WHITE ELEPHANT: 1964 Dodge Polara Convertible With Cross Ram 426 Ci Under The Hood

- in Cars

You couldn’t buy a Race Hemi convertible in ’64, so you built your own.

Among the B-Bodied 1962 Dodges was a bucket-seated sporty model called the Polara 500. It was available as a two-door hardtop and a convertible, and a 4-door hardtop was added in December. Standard equipment included a 305-horsepower 361 cubic inch V8 with four-barrel carburetion and dual exhaust.

1964 Dodge Polara Convertible front left
The Dodges were available with optional V8 engines of up to 413 cu in (6.8 L) including the station wagon and convertible. These mid-sized Dodges (and similar models from Plymouth) competed successfully as stock cars in NASCAR races, and in stock-automatic classes in drag racing, where their smaller size and lighter weight gave them an advantage over the larger cars from Ford and General Motors.


1964 Dodge Polara Convertible rear right
But when the 426 Hemi was released for production in May of 1964, the choices were narrowed to the two base lines of the Plymouth and Dodge, the Savoy and Belvedere in the Plymouth, and the 330 and 440 in the Dodge. No longer could the station wagon or convertible be an order option. Both makes could be ordered as either the steel-bodied hardtop or aluminum-nosed race version.


What was different between the engine in a car ordered with steel body components and the lightweight aluminum-nosed Race Hemi version? In prior years the Max Wedge could be ordered with either a low compression 415 HP engine or the high compression 425 HP version. For 1963 the low compression engines came in the steel-nosed cars while the high compression engine was only available in the aluminum lightweight cars. Entering 1964, the Stage III Max Wedge could be ordered in that fashion, but when production shifted to the Hemi in mid-year, only one horsepower engine was produced, at 12.5:1 compression rated at 425 HP.

1964 Dodge Polara Convertible 426Ci motor
So how did this Race Hemi convertible come to be built?

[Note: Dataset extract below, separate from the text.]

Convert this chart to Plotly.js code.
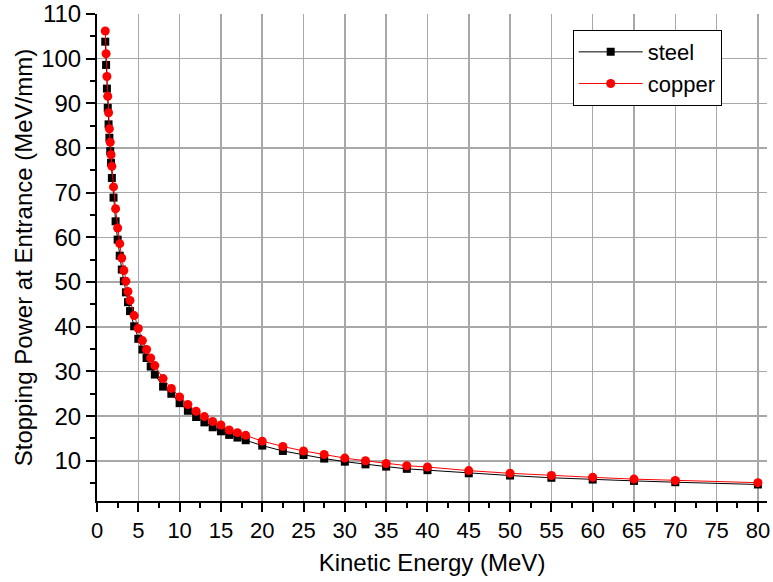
<!DOCTYPE html>
<html>
<head>
<meta charset="utf-8">
<script src="https://cdn.plot.ly/plotly-3.0.1.min.js"></script>
<style>html,body{margin:0;padding:0;background:#fff;}#chart{width:773px;height:582px;}</style>
</head>
<body>
<div id="chart"></div>
<script>
// Kinetic energy (MeV)
const energy = [1.0, 1.1, 1.2, 1.3, 1.4, 1.5, 1.6, 1.7, 1.8, 2.0, 2.25, 2.5, 2.75, 3.0, 3.25, 3.5, 3.75, 4.0, 4.5, 5.0, 5.5, 6.0, 6.5, 7.0, 8.0, 9.0, 10, 11, 12, 13, 14, 15, 16, 17, 18, 20, 22.5, 25, 27.5, 30, 32.5, 35, 37.5, 40, 45, 50, 55, 60, 65, 70, 80];
// Stopping power at entrance (MeV/mm)
const steel = [103.8, 98.6, 93.3, 89.0, 85.3, 82.3, 79.3, 76.7, 73.3, 68.9, 63.6, 59.5, 55.9, 52.8, 50.2, 47.7, 45.5, 43.5, 40.1, 37.3, 34.9, 33.0, 31.1, 29.3, 26.6, 25.0, 22.9, 21.2, 19.8, 18.6, 17.5, 16.6, 15.8, 15.2, 14.6, 13.4, 12.2, 11.3, 10.5, 9.8, 9.2, 8.7, 8.2, 7.9, 7.2, 6.7, 6.2, 5.8, 5.5, 5.2, 4.7];
const copper = [106.2, 101.1, 96.0, 91.6, 87.9, 84.3, 81.3, 78.5, 75.9, 71.3, 66.4, 62.1, 58.6, 55.4, 52.6, 50.2, 47.9, 45.9, 42.5, 39.6, 36.9, 34.9, 33.0, 31.3, 28.4, 26.2, 24.3, 22.6, 21.1, 19.9, 18.8, 18.0, 16.9, 16.3, 15.7, 14.4, 13.2, 12.2, 11.4, 10.6, 10.0, 9.4, 8.9, 8.6, 7.8, 7.2, 6.7, 6.3, 5.9, 5.6, 5.1];

const font = 'Arial, "Liberation Sans", sans-serif';
const traces = [
  {x: energy, y: steel, name: 'steel', mode: 'lines+markers', type: 'scatter',
   line: {color: '#000000', width: 1}, marker: {symbol: 'square', size: 8, color: '#000000'}},
  {x: energy, y: copper, name: 'copper', mode: 'lines+markers', type: 'scatter',
   line: {color: '#ff0000', width: 1}, marker: {symbol: 'circle', size: 9, color: '#ff0000'}}
];
const gridc = '#a8a8a8';
const layout = {
  width: 773, height: 582,
  margin: {l: 97, r: 6, t: 14, b: 81, pad: 0},
  paper_bgcolor: '#ffffff', plot_bgcolor: '#ffffff',
  font: {family: font, color: '#000', size: 22},
  showlegend: true,
  legend: {x: 0.71, y: 0.967, xanchor: 'left', yanchor: 'top', bgcolor: '#ffffff',
    bordercolor: '#000', borderwidth: 1, font: {family: font, size: 22, color: '#000'},
    itemwidth: 64, tracegroupgap: 0},
  xaxis: {range: [0, 81.1], tickmode: 'linear', tick0: 0, dtick: 5,
    showgrid: true, gridcolor: gridc, gridwidth: 1.5, zeroline: false,
    showline: true, linecolor: '#000', linewidth: 2, ticks: 'outside', ticklen: 9, tickwidth: 2, tickcolor: '#000',
    minor: {dtick: 2.5, ticks: 'outside', ticklen: 5, tickwidth: 2, tickcolor: '#000', showgrid: false},
    tickfont: {family: font, size: 22},
    title: {text: 'Kinetic Energy (MeV)', font: {family: font, size: 24}, standoff: 12}},
  yaxis: {range: [1, 110], tickmode: 'linear', tick0: 10, dtick: 10,
    showgrid: true, gridcolor: gridc, gridwidth: 1.5, zeroline: false,
    showline: true, linecolor: '#000', linewidth: 2, ticks: 'outside', ticklen: 9, tickwidth: 2, tickcolor: '#000',
    minor: {dtick: 5, tick0: 0, ticks: 'outside', ticklen: 5, tickwidth: 2, tickcolor: '#000', showgrid: false},
    tickfont: {family: font, size: 24},
    title: {text: 'Stopping Power at Entrance (MeV/mm)', font: {family: font, size: 24}, standoff: 2}}
};
Plotly.newPlot('chart', traces, layout, {displayModeBar: false, staticPlot: true});
</script>
</body>
</html>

Long time Mopar enthusiast and expert in the history of both the Max Wedge and Hemi cars, Greg Lane of Denver, Colorado was determined to have a unique and very special version of what would be his dream car, the Race Hemi convertible. The project began in the late 1990s with the purchase of a Polara convertible that was not only stripped of its Polara trim, to be replaced by 330 trim, but modified to duplicate the Hemi production cars that included the modified passenger side shock tower and stamped metal hood scoop.



1964 Dodge Polara Convertible interior
Now the car would appear as the never produced 330 convertible with all the distinct and unique features of the factory racecars. Over the next 15 years parts were accumulated that included a newly built 1964 Hemi engine. NOS trim and countless special pieces unique to the 426 Hemi cars were also accumulated to make the car visually correct in nearly every way.